AdriJD commented 4 years ago

Thanks! I had not appreciated those recent improvements to libsharp.

I remember concluding that the approach using E and B would be equivalent to the spin-\pm2 approach. However, it is possible that you're right and that it is more efficient to do it that way. But if you say that you were using 3 * smax SWSHs and 3 spin-0 SHTs per detector it seems to me that we are computing the same amount of transforms. I think your intuition about the HWP is correct, I can only add the contributions together after applying the HWP modulation.

mreineck commented 4 years ago

But if you say that you were using 3 * smax SWSHs and 3 spin-0 SHTs per detector it seems to me that we are computing the same amount of transforms.

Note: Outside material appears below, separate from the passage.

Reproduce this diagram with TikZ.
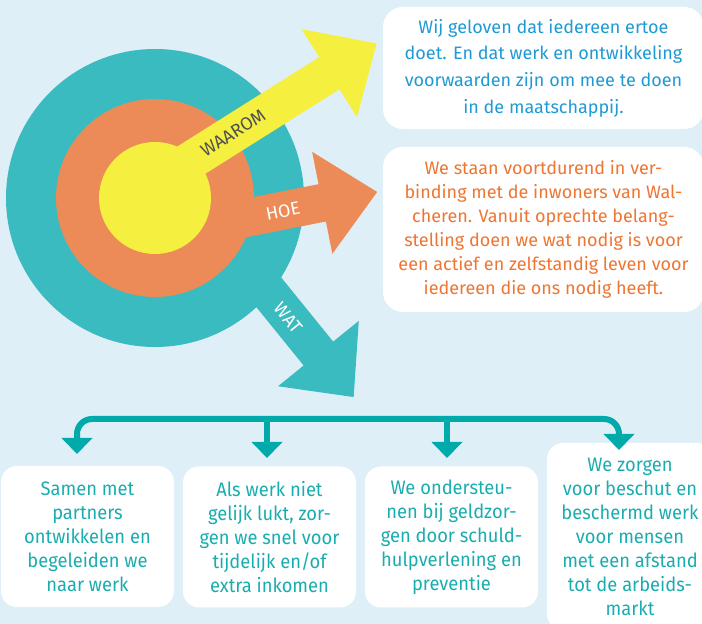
\documentclass[tikz,border=0pt]{standalone}
\usepackage{fontspec}
\setmainfont{Fira Sans}
\newfontfamily\narrowfont[FakeStretch=0.94]{Fira Sans}
\usetikzlibrary{arrows.meta}

\definecolor{bgblue}{HTML}{DFEFF7}
\definecolor{ringteal}{HTML}{3ABBBF}
\definecolor{ringorange}{HTML}{EC8B57}
\definecolor{ringyellow}{HTML}{F5F040}
\definecolor{lineteal}{HTML}{00A9AA}
\definecolor{txtteal}{HTML}{1AADB0}
\definecolor{txtblue}{HTML}{1E9AD5}
\definecolor{txtorange}{HTML}{EF7531}
\definecolor{txtgray}{HTML}{505050}

\tikzstyle{panel} = [fill=white, rounded corners=20pt, inner sep=0pt, align=center]
\tikzstyle{goal} = [panel, minimum width=173pt, minimum height=141pt, text=txtteal, font=\narrowfont\fontsize{19.5}{24}\selectfont, rounded corners=16pt]
\tikzstyle{tag} = [inner sep=0pt, font=\fontsize{18}{20}\selectfont]
\tikzstyle{branch} = [line width=6pt, lineteal, -{Triangle[width=30pt,length=16pt]}]

% fat arrow: colour, start, angle, length
\newcommand{\fatarrow}[4]{%
  \fill[#1, shift={#2}, rotate=#3] (0,-19) -- (#4-56,-19) -- (#4-56,-52) -- (#4,0)
    -- (#4-56,52) -- (#4-56,19) -- (0,19) -- cycle;}

\begin{document}
\begin{tikzpicture}[x=1pt, y=1pt]
    \clip (0,0) rectangle (702,624);
    \fill[bgblue] (0,0) rectangle (702,624);

    % target
    \fill[ringteal] (155,426) circle (149);
    \fatarrow{ringteal}{(207,408)}{-51}{233}
    \fatarrow{ringorange}{(180,393)}{11.2}{201}
    \fill[ringorange] (155,426) circle (99);
    \fatarrow{ringyellow}{(155,441)}{32.2}{262}
    \fill[ringyellow] (155,426) circle (56);

    \node (WAAROMl) [tag, text=txtgray, rotate=32.3] at (233,491) {WAAROM};
    \node (HOEl) [tag, text=white, rotate=11.2] at (283,413) {HOE};
    \node (WATl) [tag, text=white, rotate=-51] at (288,306) {WAT};

    % statements
    \node (WAAROMt) [panel, minimum width=321pt, minimum height=122pt, text=txtblue,
        font=\fontsize{18}{26.7}\selectfont] at (543.5,556)
        {Wij geloven dat iedereen ertoe\\doet. En dat werk en ontwikkeling\\voorwaarden zijn om mee te doen\\in de maatschappij.};
    \node (HOEt) [panel, minimum width=321pt, minimum height=165pt, text=txtorange,
        font=\fontsize{18}{24}\selectfont] at (543.5,394.5)
        {We staan voortdurend in ver-\\binding met de inwoners van Wal-\\cheren. Vanuit oprechte belang-\\stelling doen we wat nodig is voor\\een actief en zelfstandig leven voor\\iedereen die ons nodig heeft.};

    \node (WAT1) [goal] at (87.5,87.5) {Samen met\\partners\\ontwikkelen en\\begeleiden we\\naar werk};
    \node (WAT2) [goal] at (269.5,87) {Als werk niet\\gelijk lukt, zor-\\gen we snel voor\\tijdelijk en/of\\extra inkomen};
    \node (WAT3) [goal] at (451.5,87) {We ondersteu-\\nen bij geldzor-\\gen door schuld-\\hulpverlening en\\preventie};
    \node (WAT4) [goal, minimum width=166pt, minimum height=187pt] at (630,87.5) {We zorgen\\voor beschut en\\beschermd werk\\voor mensen\\met een afstand\\tot de arbeids-\\markt};

    % bracket
    \coordinate (barL) at (77,205);
    \coordinate (barR) at (619,205);
    \coordinate (bar2) at (267,205);
    \coordinate (bar3) at (447,205);
    \coordinate (tip1) at (77,170);
    \coordinate (tip2) at (267,166);
    \coordinate (tip3) at (447,166);
    \coordinate (tip4) at (619,174);
    \draw[branch, {Triangle[width=30pt,length=16pt]}-{Triangle[width=30pt,length=16pt]}, rounded corners=15pt]
        (tip1) -- (barL) -- (barR) -- (tip4);
    \draw[branch] (bar2) -- (tip2);
    \draw[branch] (bar3) -- (tip3);

\end{tikzpicture}
\end{document}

Ahhhh ... yes of course, you are right! I'm doing E and B, separately, and you are getting them both in one set of transforms, which, however, is twice as large. Sorry I'm realizing this only now, spin spherical harmonics can do that to your brain :P

Just in case you are interested, the current state of my code is available at https://gitlab.mpcdf.mpg.de/mtr/ducc (or alternatively on Github: https://github.com/litebird/ducc); the relevant subpackage is ducc0.totalconvolve. There are a few simple demos but no real application yet. As you already noted in the paper, polynomial interpolation in (theta, phi) does not really do a good job in improving accuracy, so I'm now using an adaptation of the gridding/degridding algorithms from radio interferometry and non-equidistant FFTs. This is working surprisingly well and can produce the analytical result within 1e-12 error at reasonable cost. However, your approach of just looking up the closest Healpix pixel is much, much faster and will be accurate enough for the largest part of applications, I expect.